■ GIVEN PROBLEM
Begin with the first line and repeat exactly through the line containing "const yMax = 0.0016;"; leave every image out.

Begin AVAILABLE DATA

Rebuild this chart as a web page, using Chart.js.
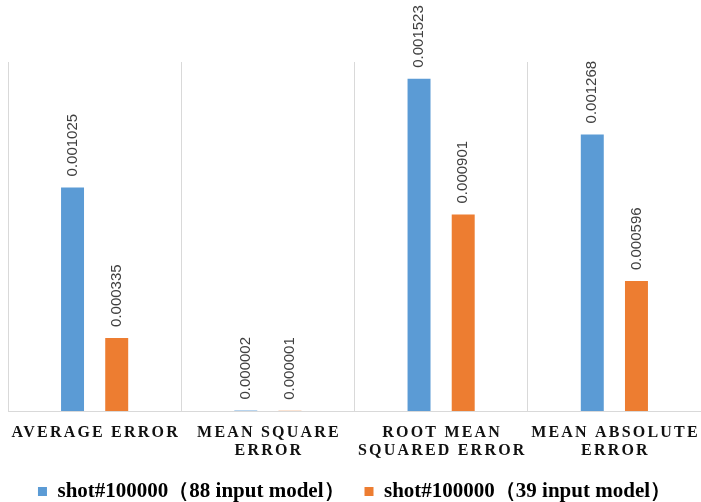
<!DOCTYPE html>
<html>
<head>
<meta charset="utf-8">
<script src="https://cdn.jsdelivr.net/npm/chart.js@4.4.1/dist/chart.umd.min.js"></script>
<style>
  html, body { margin: 0; padding: 0; background: #ffffff; }
  #wrap { width: 701px; height: 502px; position: relative; }
</style>
</head>
<body>
<div id="wrap"><canvas id="chart"></canvas></div>
<script>
// Error metrics for the two input models of shot#100000
const categories = [
  ['AVERAGE ERROR'],
  ['MEAN SQUARE', 'ERROR'],
  ['ROOT MEAN', 'SQUARED ERROR'],
  ['MEAN ABSOLUTE', 'ERROR']
];
const seriesNames = [
  'shot#100000（88 input model）',
  'shot#100000（39 input model）'
];
const model88 = [0.001025, 0.000002, 0.001523, 0.001268];
const model39 = [0.000335, 0.000001, 0.000901, 0.000596];
const yMax = 0.0016;

// Rotated value labels above each bar
const valueLabels = {
  id: 'valueLabels',
  afterDatasetsDraw(chart) {
    const ctx = chart.ctx;
    ctx.save();
    ctx.font = '15px "Liberation Sans", Arial, sans-serif';
    ctx.fillStyle = '#404040';
    ctx.textAlign = 'left';
    ctx.textBaseline = 'middle';
    chart.data.datasets.forEach((ds, di) => {
      const meta = chart.getDatasetMeta(di);
      meta.data.forEach((bar, i) => {
        ctx.save();
        ctx.translate(bar.x, bar.y - 11);
        ctx.rotate(-Math.PI / 2);
        ctx.fillText(ds.data[i].toFixed(6), 0, 0);
        ctx.restore();
      });
    });
    ctx.restore();
  }
};

// Letter-spaced category labels under the axis
const spacedCategoryLabels = {
  id: 'spacedCategoryLabels',
  afterDraw(chart) {
    const ctx = chart.ctx;
    const xs = chart.scales.x;
    const bottom = chart.chartArea.bottom;
    const spacing = 2.2;
    ctx.save();
    ctx.font = 'bold 16px "Liberation Serif", "Times New Roman", serif';
    ctx.fillStyle = '#111111';
    ctx.textAlign = 'center';
    ctx.textBaseline = 'alphabetic';
    if ('letterSpacing' in ctx) ctx.letterSpacing = spacing + 'px';
    categories.forEach((lines, i) => {
      const x = xs.getPixelForTick(i) + spacing / 2;
      lines.forEach((line, j) => {
        ctx.fillText(line, x, bottom + 26 + j * 18);
      });
    });
    ctx.restore();
  }
};

new Chart(document.getElementById('chart'), {
  type: 'bar',
  data: {
    labels: categories,
    datasets: [
      { label: seriesNames[0], data: model88, backgroundColor: '#5b9bd5' },
      { label: seriesNames[1], data: model39, backgroundColor: '#ed7d31' }
    ]
  },
  options: {
    responsive: true,
    maintainAspectRatio: false,
    animation: false,
    devicePixelRatio: 1,
    barPercentage: 0.52,
    categoryPercentage: 0.51,
    layout: { padding: { top: 62, left: 8, right: 0, bottom: -10 } },
    scales: {
      x: {
        grid: {
          offset: true,
          drawTicks: false,
          color: (c) => (c.index === categories.length ? 'rgba(0,0,0,0)' : '#d9d9d9'),
          lineWidth: 1
        },
        border: { display: true, color: '#d9d9d9', width: 1 },
        ticks: {
          color: 'rgba(0,0,0,0)',
          font: { family: '"Liberation Serif", serif', size: 16, weight: 'bold', lineHeight: 1.0 },
          padding: 9,
          maxRotation: 0,
          minRotation: 0,
          autoSkip: false
        }
      },
      y: {
        display: false,
        min: 0,
        max: yMax
      }
    },
    plugins: {
      legend: {
        position: 'bottom',
        labels: {
          boxWidth: 9,
          boxHeight: 9,
          padding: 20,
          color: '#000000',
          font: { family: '"Liberation Serif", "Times New Roman", serif', size: 21, weight: 'bold' }
        }
      },
      tooltip: { enabled: false }
    }
  },
  plugins: [valueLabels, spacedCategoryLabels]
});
</script>
</body>
</html>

End AVAILABLE DATA

■ PROBLEM SOLUTION
Rebuild this chart as a web page, using Chart.js.
<!DOCTYPE html>
<html>
<head>
<meta charset="utf-8">
<script src="https://cdn.jsdelivr.net/npm/chart.js@4.4.1/dist/chart.umd.min.js"></script>
<style>
  html, body { margin: 0; padding: 0; background: #ffffff; }
  #wrap { width: 701px; height: 502px; position: relative; }
</style>
</head>
<body>
<div id="wrap"><canvas id="chart"></canvas></div>
<script>
// Error metrics for the two input models of shot#100000
const categories = [
  ['AVERAGE ERROR'],
  ['MEAN SQUARE', 'ERROR'],
  ['ROOT MEAN', 'SQUARED ERROR'],
  ['MEAN ABSOLUTE', 'ERROR']
];
const seriesNames = [
  'shot#100000（88 input model）',
  'shot#100000（39 input model）'
];
const model88 = [0.001025, 0.000002, 0.001523, 0.001268];
const model39 = [0.000335, 0.000001, 0.000901, 0.000596];
const yMax = 0.0016;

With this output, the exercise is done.